The four Labour Party leadership contenders struggled to fire in a general knowledge quiz during a Radio New Zealand debate this morning.
The candidates - David Parker, Nanaia Mahuta, Grant Robertson and Andrew Little - have just completed a three-week series of meetings from Invercargill to Whangarei as part of the campaign to elect a new Labour Party leader.
On Morning Report they were asked to name the leaders of several countries. While David Parker and Grant Roberston were able to correctly identify the leaders of Japan (Shinzō Abe) and China (Xi Jinping), Nanaia Mahuta could not pinpoint the President of France (François Hollande) and Andrew Little struggled to name the Iranian President (Hassan Rouhani).
In the wide-ranging interview all four candidates revealed they had broken the law in some way, and how many properties they owned.
Grant Robertson identified his favourite writer as Frank Sargeson, while Nanaia Mahuta named Witi Ihimaera as her favourite. Andrew Little said he liked John Grisham novels while David Parker picked the lesser known Haruki Murakami.
When it came to sporting heros all four chose New Zealanders - with Andrew Little naming Andrew Mehrtens, Nanaia Mahuta pointing to Valerie Adams, Grant Robertson opting for cricketer Brendon McCallum and David Parker saying his hero was veteren runner John Walker.
When asked to name the rate of the unemployment benefit, neither Nanaia Mahuta or Andrew Little could name the figure, but all four could roughly pinpoint the GDP figure for NZ.
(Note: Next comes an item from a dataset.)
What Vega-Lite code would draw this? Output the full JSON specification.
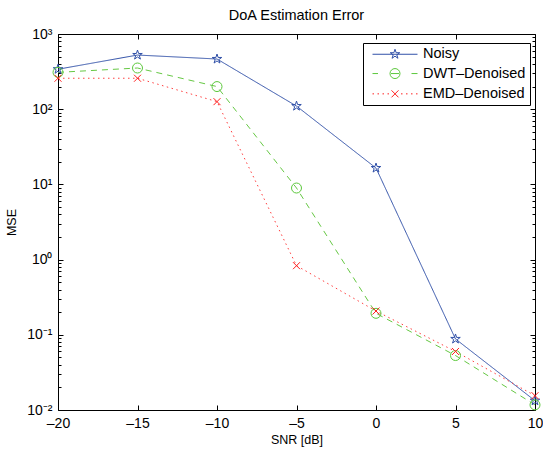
{
  "$schema": "https://vega.github.io/schema/vega-lite/v6.json",
  "width": 477,
  "height": 376,
  "autosize": {"type": "none"},
  "padding": {"left": 58, "top": 34, "right": 8, "bottom": 39},
  "background": "white",
  "config": {
    "view": {"stroke": null},
    "font": "Liberation Sans",
    "axis": {"domainColor": "black", "tickColor": "black", "labelColor": "black", "titleColor": "black", "grid": false, "labelFont": "Liberation Sans", "titleFont": "Liberation Sans", "titleFontWeight": "normal", "domainWidth": 1, "tickWidth": 1, "labelOverlap": false, "labelFlush": false}
  },
  "title": {"text": "DoA Estimation Error", "fontSize": 14.5, "fontWeight": "normal", "font": "Liberation Sans", "color": "black", "offset": 12, "dy": 19, "baseline": "alphabetic", "anchor": "middle", "frame": "group"},
  "data": {"values": [
    {"snr": -20, "mse": 340, "series": "Noisy"},
    {"snr": -15, "mse": 525, "series": "Noisy"},
    {"snr": -10, "mse": 465, "series": "Noisy"},
    {"snr": -5, "mse": 110, "series": "Noisy"},
    {"snr": 0, "mse": 16.5, "series": "Noisy"},
    {"snr": 5, "mse": 0.088, "series": "Noisy"},
    {"snr": 10, "mse": 0.0133, "series": "Noisy"},
    {"snr": -20, "mse": 309, "series": "DWT–Denoised"},
    {"snr": -15, "mse": 353, "series": "DWT–Denoised"},
    {"snr": -10, "mse": 200, "series": "DWT–Denoised"},
    {"snr": -5, "mse": 8.95, "series": "DWT–Denoised"},
    {"snr": 0, "mse": 0.193, "series": "DWT–Denoised"},
    {"snr": 5, "mse": 0.053, "series": "DWT–Denoised"},
    {"snr": 10, "mse": 0.0117, "series": "DWT–Denoised"},
    {"snr": -20, "mse": 258, "series": "EMD–Denoised"},
    {"snr": -15, "mse": 258, "series": "EMD–Denoised"},
    {"snr": -10, "mse": 126, "series": "EMD–Denoised"},
    {"snr": -5, "mse": 0.83, "series": "EMD–Denoised"},
    {"snr": 0, "mse": 0.207, "series": "EMD–Denoised"},
    {"snr": 5, "mse": 0.06, "series": "EMD–Denoised"},
    {"snr": 10, "mse": 0.0155, "series": "EMD–Denoised"}
  ]},
  "resolve": {"scale": {"color": "independent", "shape": "independent", "strokeDash": "independent"}, "axis": {"x": "independent", "y": "independent"}},
  "layer": [
    {
      "mark": {"type": "line", "strokeWidth": 1},
      "encoding": {
        "x": {"field": "snr", "type": "quantitative", "scale": {"domain": [-20, 10], "nice": false, "zero": false},
          "axis": {"orient": "bottom", "values": [-20, -15, -10, -5, 0, 5, 10], "tickSize": -5, "labelPadding": 11, "labelFontSize": 14, "labelExpr": "replace(datum.label, '−', '–')", "title": "SNR [dB]", "titleFontSize": 12.5, "titleY": 23, "titleBaseline": "top", "titleAlign": "center"}},
        "y": {"field": "mse", "type": "quantitative", "scale": {"type": "log", "domain": [0.01, 1000], "nice": false},
          "axis": {"orient": "left", "values": [0.01, 0.02, 0.03, 0.04, 0.05, 0.06, 0.07, 0.08, 0.09, 0.1, 0.2, 0.3, 0.4, 0.5, 0.6, 0.7, 0.8, 0.9, 1, 2, 3, 4, 5, 6, 7, 8, 9, 10, 20, 30, 40, 50, 60, 70, 80, 90, 100, 200, 300, 400, 500, 600, 700, 800, 900, 1000],
            "tickSize": {"condition": {"test": "abs(log(datum.value)/LN10 - round(log(datum.value)/LN10)) < 0.001", "value": -5}, "value": -3},
            "labelExpr": "abs(log(datum.value)/LN10 - round(log(datum.value)/LN10)) < 0.001 ? ['10⁻²','10⁻¹','10⁰','10¹','10²','10³'][round(log(datum.value)/LN10)+2] : ''",
            "labelPadding": 11, "labelFontSize": 14, "title": "MSE", "titleFontSize": 12.5, "titleX": -43, "titleY": 188, "titleAngle": 270, "titleBaseline": "alphabetic", "titleAlign": "center"}},
        "color": {"field": "series", "type": "nominal", "scale": {"domain": ["Noisy", "DWT–Denoised", "EMD–Denoised"], "range": ["#3050a8", "#66c844", "#ff4040"]}, "legend": null},
        "strokeDash": {"field": "series", "type": "nominal", "scale": {"domain": ["Noisy", "DWT–Denoised", "EMD–Denoised"], "range": [[1, 0], [6, 5], [1.5, 3.5]]}, "legend": null}
      }
    },
    {
      "mark": {"type": "point", "filled": false, "strokeWidth": 1, "size": 100, "opacity": 1},
      "encoding": {
        "x": {"field": "snr", "type": "quantitative", "scale": {"domain": [-20, 10], "nice": false, "zero": false}, "axis": null},
        "y": {"field": "mse", "type": "quantitative", "scale": {"type": "log", "domain": [0.01, 1000], "nice": false}, "axis": null},
        "color": {"field": "series", "type": "nominal", "scale": {"domain": ["Noisy", "DWT–Denoised", "EMD–Denoised"], "range": ["#3050a8", "#5cc83c", "#ff2020"]}, "legend": null},
        "shape": {"field": "series", "type": "nominal", "scale": {"domain": ["Noisy", "DWT–Denoised", "EMD–Denoised"], "range": [
          "M0,-1L0.225,-0.309L0.951,-0.309L0.363,0.118L0.588,0.809L0,0.382L-0.588,0.809L-0.363,0.118L-0.951,-0.309L-0.225,-0.309Z",
          "M1,0A1,1 0 1,1 -1,0A1,1 0 1,1 1,0Z",
          "M-0.7,-0.7L0.7,0.7M-0.7,0.7L0.7,-0.7"]}, "legend": null}
      }
    },
    {
      "transform": [{"filter": "false"}],
      "mark": {"type": "point", "filled": false, "strokeWidth": 1, "size": 100, "opacity": 1},
      "encoding": {
        "x": {"field": "snr", "type": "quantitative", "scale": {"domain": [-20, 10], "nice": false, "zero": false},
          "axis": {"orient": "top", "values": [-20, -15, -10, -5, 0, 5, 10], "tickSize": -5, "labels": false, "title": null}},
        "y": {"field": "mse", "type": "quantitative", "scale": {"type": "log", "domain": [0.01, 1000], "nice": false},
          "axis": {"orient": "right", "values": [0.01, 0.02, 0.03, 0.04, 0.05, 0.06, 0.07, 0.08, 0.09, 0.1, 0.2, 0.3, 0.4, 0.5, 0.6, 0.7, 0.8, 0.9, 1, 2, 3, 4, 5, 6, 7, 8, 9, 10, 20, 30, 40, 50, 60, 70, 80, 90, 100, 200, 300, 400, 500, 600, 700, 800, 900, 1000],
            "tickSize": {"condition": {"test": "abs(log(datum.value)/LN10 - round(log(datum.value)/LN10)) < 0.001", "value": -5}, "value": -3},
            "labels": false, "title": null}},
        "color": {"field": "series", "type": "nominal", "scale": {"domain": ["Noisy", "DWT–Denoised", "EMD–Denoised"], "range": ["#3050a8", "#5cc83c", "#ff2020"]},
          "legend": {"orient": "none", "legendX": 305, "legendY": 9, "title": null, "padding": 4, "strokeColor": "black", "fillColor": "white", "labelFontSize": 14.5, "labelFont": "Liberation Sans", "labelColor": "black", "symbolSize": 100, "symbolStrokeWidth": 1, "symbolOffset": 20.75, "labelOffset": 20.75, "rowPadding": 4.3, "symbolFillColor": "transparent", "symbolOpacity": 1}},
        "shape": {"field": "series", "type": "nominal", "scale": {"domain": ["Noisy", "DWT–Denoised", "EMD–Denoised"], "range": [
          "M-4.5,0L4.5,0M0,-1L0.225,-0.309L0.951,-0.309L0.363,0.118L0.588,0.809L0,0.382L-0.588,0.809L-0.363,0.118L-0.951,-0.309L-0.225,-0.309Z",
          "M-4.5,0L-3.4,0M-0.8,0L0.8,0M3.3,0L4.5,0M1,0A1,1 0 1,1 -1,0A1,1 0 1,1 1,0Z",
          "M-4.5,0L-4.2,0M-3.5,0L-3.2,0M-2.5,0L-2.2,0M-1.5,0L-1.2,0M1.2,0L1.5,0M2.2,0L2.5,0M3.2,0L3.5,0M4.2,0L4.5,0M-0.7,-0.7L0.7,0.7M-0.7,0.7L0.7,-0.7"]},
          "legend": {"orient": "none", "legendX": 305, "legendY": 9, "title": null, "padding": 4, "strokeColor": "black", "fillColor": "white", "labelFontSize": 14.5, "labelFont": "Liberation Sans", "labelColor": "black", "symbolSize": 100, "symbolStrokeWidth": 1, "symbolOffset": 20.75, "labelOffset": 20.75, "rowPadding": 4.3, "symbolFillColor": "transparent", "symbolOpacity": 1}}
      }
    }
  ]
}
On the Labour policy of capital gains tax Andrew Little said he wanted it taken off the table for the 2017 election, while the other three candidates thought it should be reviewed.
During the interview the candidates were asked why voters should switch from supporting John Key. Grant Robertson said he thought people were beginning to tire of John Key's attributes, and that as a party Labour was more inclusive.
David Parker said he had broad life experience to bring to the table as leader, including time working for a law firm and taking start-up companies to the stock exchange.
Nanaia Mahuta said now was a time to rebuild the Labour Party.
"Only 25 % of people that voted for us were supportive of what we took to the election so now is a time to reflect, regroup and restate what we stand for," she said.